- Ethel Angell from a 1931 newspaper article
- Born: Ethel Elizabeth Angell 22 July 1889 Abbots Ripton, Cambridgeshire
- Died: 31 January 1972 (aged 82) Coventry, Warwickshire
- Occupation: Artist

= Ethel Angell =

English artist

Ethel Angell (22 July 1889 - 31 January 1972) was an English flower and landscape artist and teacher. She had paintings accepted into the 1931 and 1946 Royal Academy of Arts exhibition.

Ethel was the oldest of five children born to Eliza and Thomas Angell, a coach trimmer. She taught at Ansley School and lived at Ansley Common Warwickshire. She was living at Hartshill when she died in 1972.

==Painting career==
Angell studied painting in Bath, Somerset with Alfred Jones (1851-1928) and then with John Anthony Park, ROI, RBA (1880-1962) at the Nuneaton Art School.

In 1931 she had a painting Zinnias, painted while on holiday in Brittany, accepted into the Royal Academy of Arts (RA) exhibition. It was the first time she had submitted her work to be considered. Of her success she said, “I consider myself very lucky, considering the thousands sent from all parts of the world by artists who do nothing else.” She had a subsequent painting, The Harbour at High Tide, accepted for the 1946 RA exhibition.

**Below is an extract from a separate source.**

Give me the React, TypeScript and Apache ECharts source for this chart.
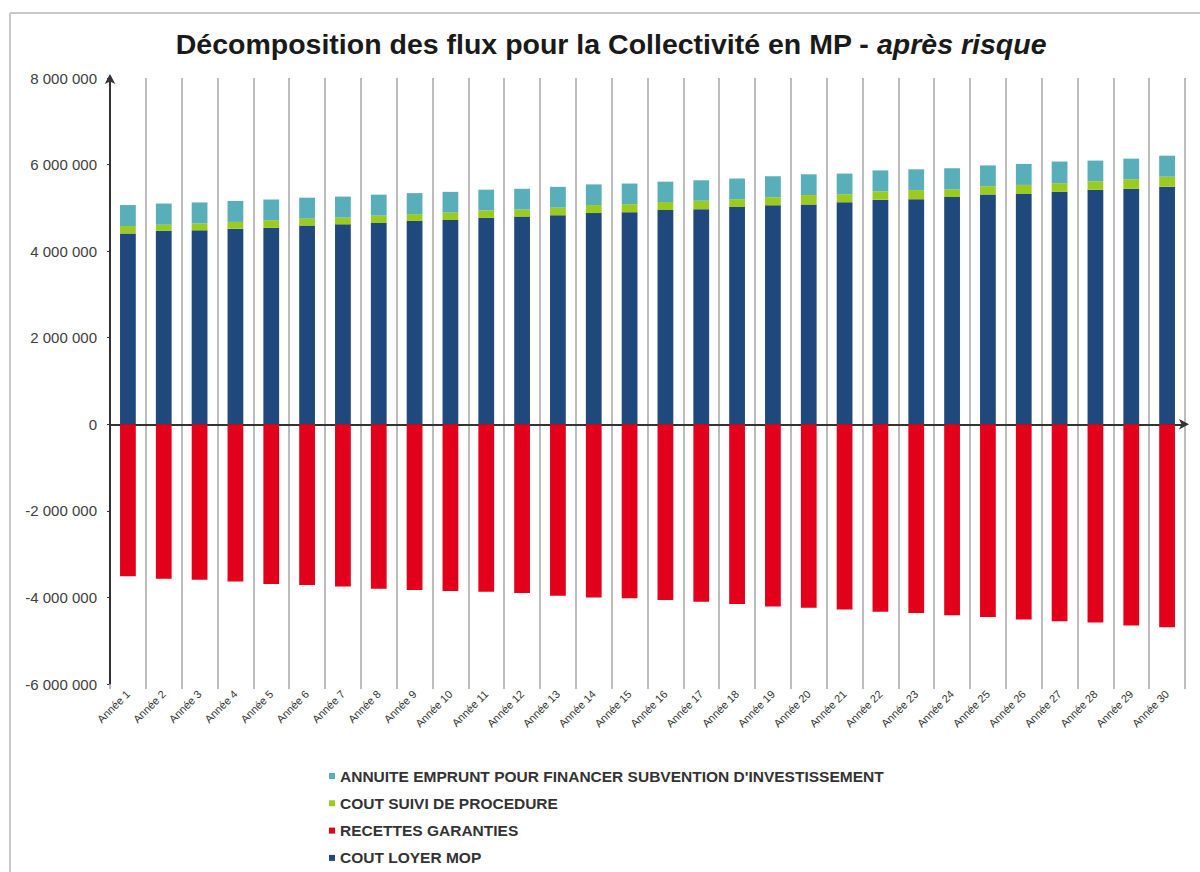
import React, { useEffect, useRef } from "react";
import * as echarts from "echarts";

const years: string[] = Array.from({ length: 30 }, (_, i) => `Année ${i + 1}`);

const coutLoyerMop: number[] = [
  4410000, 4470000, 4480000, 4520000, 4540000, 4590000, 4620000, 4650000, 4700000, 4720000,
  4770000, 4800000, 4830000, 4880000, 4900000, 4950000, 4970000, 5020000, 5060000, 5080000,
  5130000, 5190000, 5200000, 5250000, 5310000, 5320000, 5370000, 5420000, 5440000, 5490000,
];
const coutSuiviProcedure: number[] = [
  170000, 140000, 160000, 155000, 175000, 160000, 155000, 170000, 155000, 170000,
  170000, 160000, 175000, 185000, 185000, 185000, 195000, 180000, 185000, 215000,
  185000, 190000, 210000, 180000, 190000, 210000, 200000, 195000, 220000, 230000,
];
const annuiteEmprunt: number[] = [
  485000, 490000, 485000, 485000, 478000, 485000, 485000, 485000, 485000, 480000,
  480000, 480000, 480000, 477000, 477000, 470000, 472000, 478000, 485000, 480000,
  477000, 485000, 480000, 485000, 480000, 485000, 500000, 477000, 477000, 485000,
];
const recettesGaranties: number[] = [
  -3510000, -3570000, -3590000, -3630000, -3690000, -3710000, -3750000, -3800000, -3830000, -3850000,
  -3870000, -3900000, -3960000, -4000000, -4020000, -4060000, -4100000, -4150000, -4210000, -4240000,
  -4280000, -4330000, -4360000, -4410000, -4450000, -4510000, -4550000, -4580000, -4650000, -4690000,
];

const legendOrder: string[] = [
  "ANNUITE EMPRUNT POUR FINANCER SUBVENTION D'INVESTISSEMENT",
  "COUT SUIVI DE PROCEDURE",
  "RECETTES GARANTIES",
  "COUT LOYER MOP",
];

const FONT = "'Liberation Sans', Arial, sans-serif";

const fmt = (v: number) => {
  const s = Math.abs(v).toFixed(0).replace(/\B(?=(\d{3})+(?!\d))/g, " ");
  return (v < 0 ? "-" : "") + s;
};

export default function App() {
  const ref = useRef<HTMLDivElement>(null);
  useEffect(() => {
    document.body.style.margin = "0";
    const chart = echarts.init(ref.current!, null, { renderer: "svg" });
    const barW = "44%";
    chart.setOption({
      animation: false,
      backgroundColor: "#ffffff",
      graphic: [
        { type: "line", shape: { x1: 10, y1: 13, x2: 10, y2: 872 }, style: { stroke: "#c8c8c8", lineWidth: 2 } },
        { type: "line", shape: { x1: 10, y1: 13, x2: 1200, y2: 13 }, style: { stroke: "#c8c8c8", lineWidth: 2 } },
        {
          type: "text",
          x: 611,
          y: 44,
          style: {
            text: "{b|Décomposition des flux pour la Collectivité en MP - }{i|après risque}",
            align: "center",
            verticalAlign: "middle",
            rich: {
              b: { fontFamily: FONT, fontSize: 28.5, fontWeight: "bold", fill: "#1a1a1a" },
              i: { fontFamily: FONT, fontSize: 28.5, fontWeight: "bold", fontStyle: "italic", fill: "#1a1a1a" },
            },
          },
        },
      ],
      legend: {
        orient: "vertical",
        left: 329,
        top: 768,
        height: 120,
        padding: 0,
        itemWidth: 6,
        itemHeight: 6,
        itemGap: 11.3,
        icon: "rect",
        textStyle: { fontFamily: FONT, fontSize: 15.5, fontWeight: "bold", color: "#333333" },
        data: legendOrder,
      },
      grid: { left: 110, right: 15, top: 78, bottom: 188 },
      xAxis: [
        {
          type: "category",
          data: years,
          position: "bottom",
          axisLine: { show: false, onZero: false },
          axisTick: { show: true, length: 5, lineStyle: { color: "#a6a6a6", width: 1.5 } },
          splitLine: { show: true, interval: 0, lineStyle: { color: "#a6a6a6", width: 1.5 } },
          axisLabel: {
            interval: 0,
            rotate: 45,
            margin: 8,
            fontFamily: FONT,
            fontSize: 11,
            color: "#333333",
          },
        },
        {
          type: "category",
          data: years,
          position: "bottom",
          axisLine: {
            show: true,
            onZero: true,
            symbol: ["none", "arrow"],
            symbolSize: [8, 10],
            symbolOffset: [0, 4],
            lineStyle: { color: "#333333", width: 2 },
          },
          axisTick: { show: false },
          axisLabel: { show: false },
          splitLine: { show: false },
        },
      ],
      yAxis: {
        type: "value",
        min: -6000000,
        max: 8000000,
        interval: 2000000,
        splitLine: { show: false },
        axisLine: {
          show: true,
          symbol: ["none", "arrow"],
          symbolSize: [8, 10],
          symbolOffset: [0, 4],
          lineStyle: { color: "#333333", width: 2 },
        },
        axisTick: { show: true, length: 3, lineStyle: { color: "#333333" } },
        axisLabel: { formatter: fmt, fontFamily: FONT, fontSize: 15, color: "#404040", margin: 13 },
      },
      series: [
        {
          name: "COUT LOYER MOP",
          type: "bar",
          stack: "a",
          barWidth: barW,
          data: coutLoyerMop,
          itemStyle: { color: "#1f497d" },
        },
        {
          name: "COUT SUIVI DE PROCEDURE",
          type: "bar",
          stack: "a",
          barWidth: barW,
          data: coutSuiviProcedure,
          itemStyle: { color: "#9acb1e" },
        },
        {
          name: "ANNUITE EMPRUNT POUR FINANCER SUBVENTION D'INVESTISSEMENT",
          type: "bar",
          stack: "a",
          barWidth: barW,
          data: annuiteEmprunt,
          itemStyle: { color: "#58aeb9" },
        },
        {
          name: "RECETTES GARANTIES",
          type: "bar",
          stack: "a",
          barWidth: barW,
          data: recettesGaranties,
          itemStyle: { color: "#e2001a" },
        },
      ],
    });
    return () => chart.dispose();
  }, []);
  return <div ref={ref} style={{ width: 1200, height: 872 }} />;
}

She exhibited with the Coventry and Warwickshire Society of Artists (CWSA) in 1930 and 1931. She had four paintings, including At Midday and Leafy Warwickshire in the Nuneaton Museum & Art Gallery in 1947. She also exhibited with the Royal Birmingham Society of Artists (RBSA) and the Royal Institute of Oil Painters (ROI).